● **Challenge**:
Leaving the pictures aside, transcribe every line below exactly.

______________________________

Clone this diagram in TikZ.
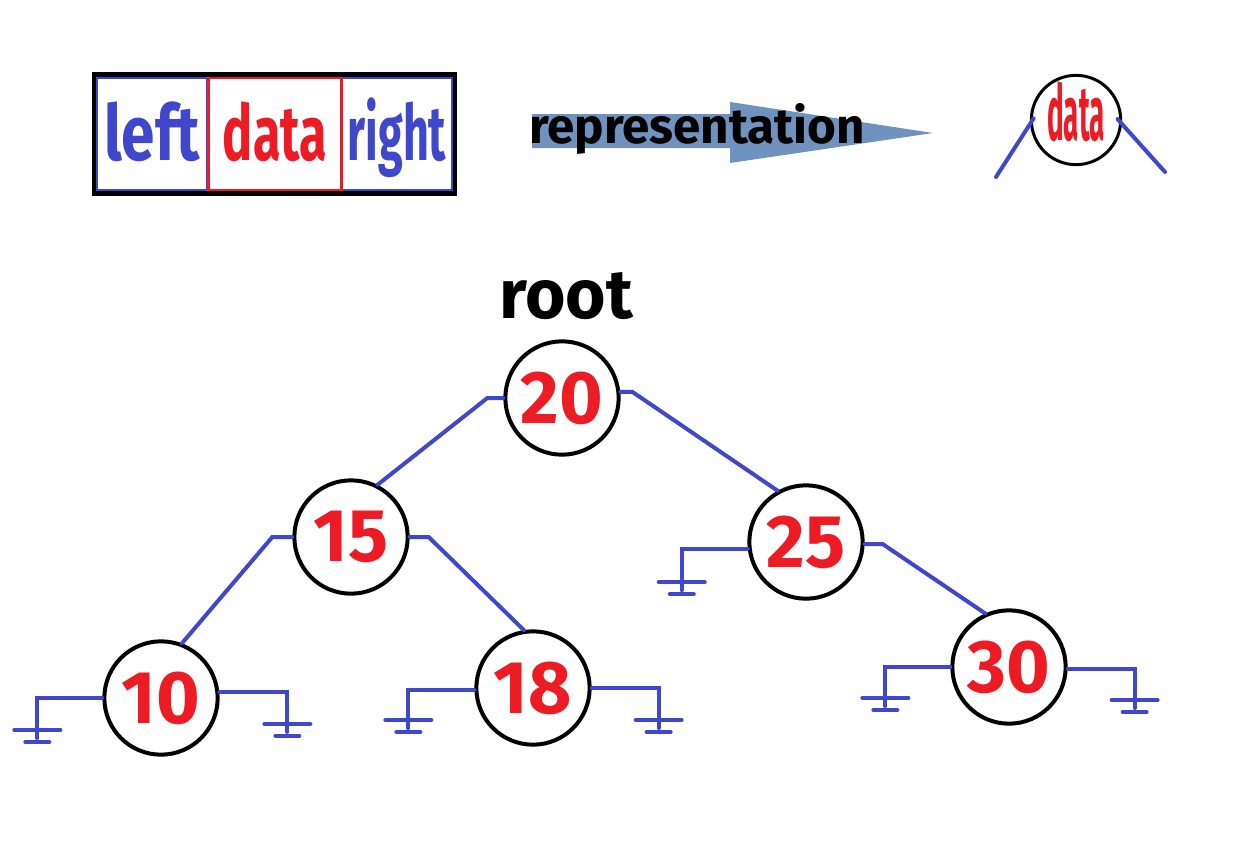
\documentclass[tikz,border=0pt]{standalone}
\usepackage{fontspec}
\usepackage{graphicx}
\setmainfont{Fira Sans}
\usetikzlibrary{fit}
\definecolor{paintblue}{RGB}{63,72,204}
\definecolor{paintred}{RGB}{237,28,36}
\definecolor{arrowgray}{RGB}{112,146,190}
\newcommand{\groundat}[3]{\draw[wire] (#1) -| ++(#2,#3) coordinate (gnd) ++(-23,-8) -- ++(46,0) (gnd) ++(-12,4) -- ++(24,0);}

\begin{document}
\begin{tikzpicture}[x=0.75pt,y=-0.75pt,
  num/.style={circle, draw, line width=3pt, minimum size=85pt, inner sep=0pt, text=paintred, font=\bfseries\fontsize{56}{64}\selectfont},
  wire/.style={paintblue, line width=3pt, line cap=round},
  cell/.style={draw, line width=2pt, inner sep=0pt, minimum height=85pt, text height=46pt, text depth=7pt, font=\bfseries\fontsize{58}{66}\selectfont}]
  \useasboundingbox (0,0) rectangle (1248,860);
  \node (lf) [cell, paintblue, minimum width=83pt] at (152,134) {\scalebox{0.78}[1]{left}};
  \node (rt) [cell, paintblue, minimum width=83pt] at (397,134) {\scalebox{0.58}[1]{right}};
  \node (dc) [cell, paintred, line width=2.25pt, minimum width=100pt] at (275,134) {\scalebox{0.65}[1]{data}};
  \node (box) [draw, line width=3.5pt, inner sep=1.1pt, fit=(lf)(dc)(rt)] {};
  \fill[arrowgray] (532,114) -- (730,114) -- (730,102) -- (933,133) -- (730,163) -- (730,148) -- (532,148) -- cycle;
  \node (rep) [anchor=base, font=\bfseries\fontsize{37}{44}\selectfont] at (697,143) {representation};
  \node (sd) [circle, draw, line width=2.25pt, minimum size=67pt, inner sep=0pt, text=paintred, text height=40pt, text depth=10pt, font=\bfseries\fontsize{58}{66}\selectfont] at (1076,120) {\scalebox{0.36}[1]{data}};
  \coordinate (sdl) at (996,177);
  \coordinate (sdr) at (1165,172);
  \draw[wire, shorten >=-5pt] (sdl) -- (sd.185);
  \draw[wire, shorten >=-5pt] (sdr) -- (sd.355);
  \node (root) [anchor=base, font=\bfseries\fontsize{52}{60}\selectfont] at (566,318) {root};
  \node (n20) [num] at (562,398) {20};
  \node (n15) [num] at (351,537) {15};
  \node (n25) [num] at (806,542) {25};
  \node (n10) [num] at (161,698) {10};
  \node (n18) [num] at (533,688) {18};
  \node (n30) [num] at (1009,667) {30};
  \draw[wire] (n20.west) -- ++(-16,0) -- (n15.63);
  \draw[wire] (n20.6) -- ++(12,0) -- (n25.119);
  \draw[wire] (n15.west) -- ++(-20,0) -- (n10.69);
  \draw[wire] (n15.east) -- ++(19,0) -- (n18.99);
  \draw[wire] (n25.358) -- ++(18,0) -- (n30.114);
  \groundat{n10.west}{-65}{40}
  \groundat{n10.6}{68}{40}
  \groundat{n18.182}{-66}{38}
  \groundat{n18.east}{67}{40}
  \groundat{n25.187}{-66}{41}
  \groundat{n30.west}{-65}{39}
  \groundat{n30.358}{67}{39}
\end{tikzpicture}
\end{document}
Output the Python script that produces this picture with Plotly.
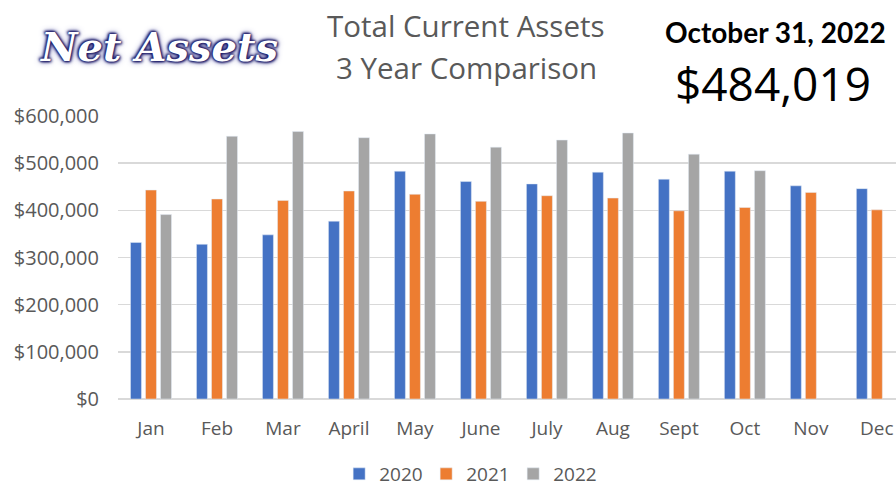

______________________________

● **The output**:
Clone this diagram in TikZ.
\documentclass[tikz,border=0pt]{standalone}
\usepackage{fontspec}
\usepackage{graphicx}
\setmainfont{Fira Sans}
\usetikzlibrary{fit}
\definecolor{paintblue}{RGB}{63,72,204}
\definecolor{paintred}{RGB}{237,28,36}
\definecolor{arrowgray}{RGB}{112,146,190}
\newcommand{\groundat}[3]{\draw[wire] (#1) -| ++(#2,#3) coordinate (gnd) ++(-23,-8) -- ++(46,0) (gnd) ++(-12,4) -- ++(24,0);}

\begin{document}
\begin{tikzpicture}[x=0.75pt,y=-0.75pt,
  num/.style={circle, draw, line width=3pt, minimum size=85pt, inner sep=0pt, text=paintred, font=\bfseries\fontsize{56}{64}\selectfont},
  wire/.style={paintblue, line width=3pt, line cap=round},
  cell/.style={draw, line width=2pt, inner sep=0pt, minimum height=85pt, text height=46pt, text depth=7pt, font=\bfseries\fontsize{58}{66}\selectfont}]
  \useasboundingbox (0,0) rectangle (1248,860);
  \node (lf) [cell, paintblue, minimum width=83pt] at (152,134) {\scalebox{0.78}[1]{left}};
  \node (rt) [cell, paintblue, minimum width=83pt] at (397,134) {\scalebox{0.58}[1]{right}};
  \node (dc) [cell, paintred, line width=2.25pt, minimum width=100pt] at (275,134) {\scalebox{0.65}[1]{data}};
  \node (box) [draw, line width=3.5pt, inner sep=1.1pt, fit=(lf)(dc)(rt)] {};
  \fill[arrowgray] (532,114) -- (730,114) -- (730,102) -- (933,133) -- (730,163) -- (730,148) -- (532,148) -- cycle;
  \node (rep) [anchor=base, font=\bfseries\fontsize{37}{44}\selectfont] at (697,143) {representation};
  \node (sd) [circle, draw, line width=2.25pt, minimum size=67pt, inner sep=0pt, text=paintred, text height=40pt, text depth=10pt, font=\bfseries\fontsize{58}{66}\selectfont] at (1076,120) {\scalebox{0.36}[1]{data}};
  \coordinate (sdl) at (996,177);
  \coordinate (sdr) at (1165,172);
  \draw[wire, shorten >=-5pt] (sdl) -- (sd.185);
  \draw[wire, shorten >=-5pt] (sdr) -- (sd.355);
  \node (root) [anchor=base, font=\bfseries\fontsize{52}{60}\selectfont] at (566,318) {root};
  \node (n20) [num] at (562,398) {20};
  \node (n15) [num] at (351,537) {15};
  \node (n25) [num] at (806,542) {25};
  \node (n10) [num] at (161,698) {10};
  \node (n18) [num] at (533,688) {18};
  \node (n30) [num] at (1009,667) {30};
  \draw[wire] (n20.west) -- ++(-16,0) -- (n15.63);
  \draw[wire] (n20.6) -- ++(12,0) -- (n25.119);
  \draw[wire] (n15.west) -- ++(-20,0) -- (n10.69);
  \draw[wire] (n15.east) -- ++(19,0) -- (n18.99);
  \draw[wire] (n25.358) -- ++(18,0) -- (n30.114);
  \groundat{n10.west}{-65}{40}
  \groundat{n10.6}{68}{40}
  \groundat{n18.182}{-66}{38}
  \groundat{n18.east}{67}{40}
  \groundat{n25.187}{-66}{41}
  \groundat{n30.west}{-65}{39}
  \groundat{n30.358}{67}{39}
\end{tikzpicture}
\end{document}
Output the Python script that produces this picture with Plotly.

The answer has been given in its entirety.